In the case of agriculture, green growth is largely synonymous with what is now termed “sustainable intensification”. The term “sustainable intensification” is used by (among others) FAO, OECD, and in the UK Foresight report to characterise increased production through increased resource efficiency, taking into account environmental concerns, and potential synergies/trade- offs with climate change goals. The discussion over key aspects of the concept of sustainable intensification have been brought together in an OECD workshop of the Co-operative Research Programme on Biological Resource Management for Sustainable Agricultural Systems on Feeding 9 billion by 2050: challenges and opportunities and in particular in a paper by Charles Godfray on The debate over sustainable intensification (Food Security 2015).
Sustainable intensification essentially implies “land sparing”, whose aim is to increase yields on existing agricultural land, leaving other land as unfarmed green, conservation areas. This is perhaps most attractive in high population-dense countries, such as the Netherlands (which has a highly intensive, highly productive agriculture with scarce green space), but has also been important in North America where agricultural land and wilderness are distinct spaces. Land sparing can be contrasted with “land sharing”, whereby the aim is to meet production and conservation objectives from the same land. This is essentially the European agricultural model, whose achievement has been attempted by a whole range of cross compliance, agri-environmental payments, and regulations. The different models are important for the future of agriculture in Europe: both, overall, can achieve desired environmental outcomes, but the former pays more attention to a competitive agriculture, while the latter focuses on a multifunctional agriculture (COPA-COGEA 2011; European Commission 2011; Harper 2012).
The FAO (2010, 2011) has also developed the concept of Climate Smart Agriculture to address simultaneously productivity and environmental concerns in a wide variety of production systems, taking into account the scale and specific context of each situation.
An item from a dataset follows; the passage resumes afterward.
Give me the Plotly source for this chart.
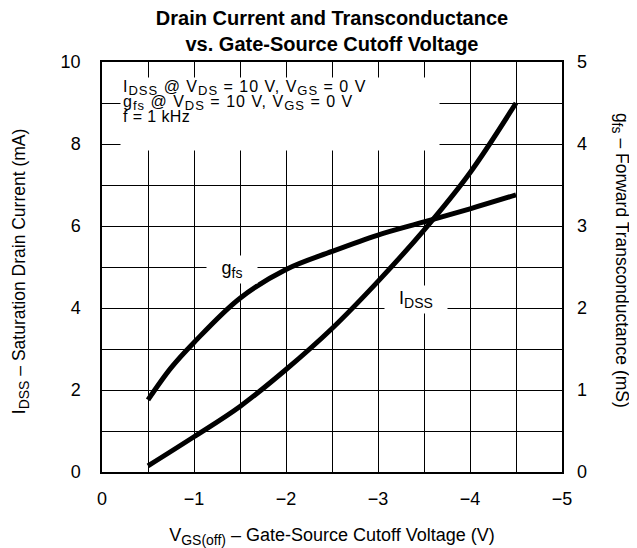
import plotly.graph_objects as go

# Data
vgs_idss = [-0.5, -1.0, -1.5, -2.0, -2.5, -3.0, -3.5, -4.0, -4.5]
idss_ma = [0.15, 0.86, 1.6, 2.5, 3.5, 4.65, 5.9, 7.3, 9.0]

vgs_gfs = [-0.5, -0.75, -1.0, -1.5, -2.0, -2.5, -3.0, -3.5, -4.0, -4.5]
gfs_ms = [0.88, 1.27, 1.58, 2.12, 2.47, 2.69, 2.89, 3.05, 3.21, 3.38]

FONT = "Arial, Liberation Sans, Helvetica, sans-serif"
W, H = 629, 540
ML, MR, MT, MB = 94, 75, 54, 76
PW, PH = W - ML - MR, H - MT - MB  # plot area size (used as grid-tick length)


def sub(t, size):
    return "<sub><span style='font-size:%dpx'>%s</span></sub>" % (size, t)


fig = go.Figure()
fig.add_trace(go.Scatter(x=vgs_idss, y=idss_ma, mode="lines", name="IDSS",
                         line=dict(color="black", width=5, shape="spline"),
                         yaxis="y", showlegend=False))
fig.add_trace(go.Scatter(x=vgs_gfs, y=gfs_ms, mode="lines", name="gfs",
                         line=dict(color="black", width=5, shape="spline"),
                         yaxis="y2", showlegend=False))

tickfont = dict(family=FONT, size=18, color="black")
axis_common = dict(showline=True, linecolor="black", linewidth=1.5, mirror=True,
                   zeroline=False, showgrid=False, automargin=False, tickfont=tickfont,
                   ticks="inside", tickcolor="black", tickwidth=1.2)

fig.update_layout(
    width=W, height=H,
    margin=dict(l=ML, r=MR, t=MT, b=MB, autoexpand=False),
    paper_bgcolor="white", plot_bgcolor="white",
    font=dict(family=FONT, color="black"),
    title=dict(text="<b>Drain Current and Transconductance<br>vs. Gate-Source Cutoff Voltage</b>",
               x=0.5, xref="paper", xanchor="center",
               y=1, yref="paper", yanchor="bottom", pad=dict(b=37),
               font=dict(family=FONT, size=20, color="black")),
    xaxis=dict(range=[0, -5], tick0=0, dtick=1, ticklen=PH,
               minor=dict(dtick=0.5, ticks="inside", ticklen=PH, tickcolor="black", tickwidth=1.2),
               ticklabelstandoff=10,
               title=dict(text="V" + sub("GS(off)", 14) + " – Gate-Source Cutoff Voltage (V)",
                          font=dict(family=FONT, size=18, color="black"), standoff=21),
               **axis_common),
    yaxis=dict(range=[0, 10], tick0=0, dtick=2, ticklen=PW,
               minor=dict(dtick=1, ticks="inside", ticklen=PW, tickcolor="black", tickwidth=1.2),
               ticklabelstandoff=16, **axis_common),
    yaxis2=dict(range=[0, 5], tick0=0, dtick=1, overlaying="y", side="right", showgrid=False,
                ticklabelstandoff=14, showline=False, zeroline=False, ticks="", automargin=False,
                tickfont=tickfont),
)

# White background behind the test-condition text (interrupts the grid)
fig.add_annotation(text=" ", xref="x", yref="y", x=-0.2, y=9.63, xanchor="left", yanchor="top",
                   width=318, height=72, bgcolor="white", borderpad=0, showarrow=False)

cond_lines = [
    "I" + sub("DSS", 13) + " @ V" + sub("DS", 13) + " = 10 V, V" + sub("GS", 13) + " = 0 V",
    "g" + sub("fs", 13) + " @ V" + sub("DS", 13) + " = 10 V, V" + sub("GS", 13) + " = 0 V",
    "f = 1 kHz",
]
cond_y = [9.36, 8.99, 8.66]
cond_ls = [1.0, 1.0, 0.4]
for t, yy, ls in zip(cond_lines, cond_y, cond_ls):
    t = "<span style='letter-spacing:%.1fpx'>%s</span>" % (ls, t)
    fig.add_annotation(text=t, xref="x", yref="y", x=-0.205, y=yy,
                       xanchor="left", yanchor="middle", showarrow=False,
                       font=dict(family=FONT, size=16, color="black"))

fig.add_annotation(text="g" + sub("fs", 14), xref="x", yref="y", x=-1.41, y=4.93,
                   width=50, height=27, bgcolor="white", borderpad=0,
                   showarrow=False, font=dict(family=FONT, size=18, color="black"))
fig.add_annotation(text="I" + sub("DSS", 14), xref="x", yref="y", x=-3.41, y=4.2,
                   width=62, height=27, bgcolor="white", borderpad=0,
                   showarrow=False, font=dict(family=FONT, size=18, color="black"))

fig.add_annotation(text="I" + sub("DSS", 14) + " – Saturation Drain Current (mA)", textangle=-90,
                   xref="paper", yref="paper", x=-0.178, y=0.49, xanchor="center", yanchor="middle",
                   showarrow=False, font=dict(family=FONT, size=17.5, color="black"))
fig.add_annotation(text="g" + sub("fs", 14) + " – Forward Transconductance (mS)", textangle=90,
                   xref="paper", yref="paper", x=1.126, y=0.515, xanchor="center", yanchor="middle",
                   showarrow=False, font=dict(family=FONT, size=17.5, color="black"))

fig.write_html("out.html")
Building resilience to climate change for a range of production systems, from the smallholder mixed cropping and livestock systems to intensive farming practices such as large monocultures and concentrated animal-feeding operations, can also help address the challenges of the future.
Agricultural production has to increase, particularly in developing countries, both in quantity and diversity to ensure food and nutrition security and to address future growth in demand. In particular, livestock-sourced foods are projected to increase significantly in developing countries. Under a “business as usual” scenario, this increase will translate in a proportionate increase in direct emissions from the agricultural sector and in increased indirect emissions from derived crop feed demand (for pigs and poultry), deforestation, and production of inputs. To feed the world while contributing to climate change mitigation, there is therefore a need to decouple the increase of emissions from the growth in food production such that the pressure on the environment (GHG emissions, water use, and pollution) per unit of agricultural output produced decreases. This can be achieved by actions on both the supply and demand sides of the agri-food chain.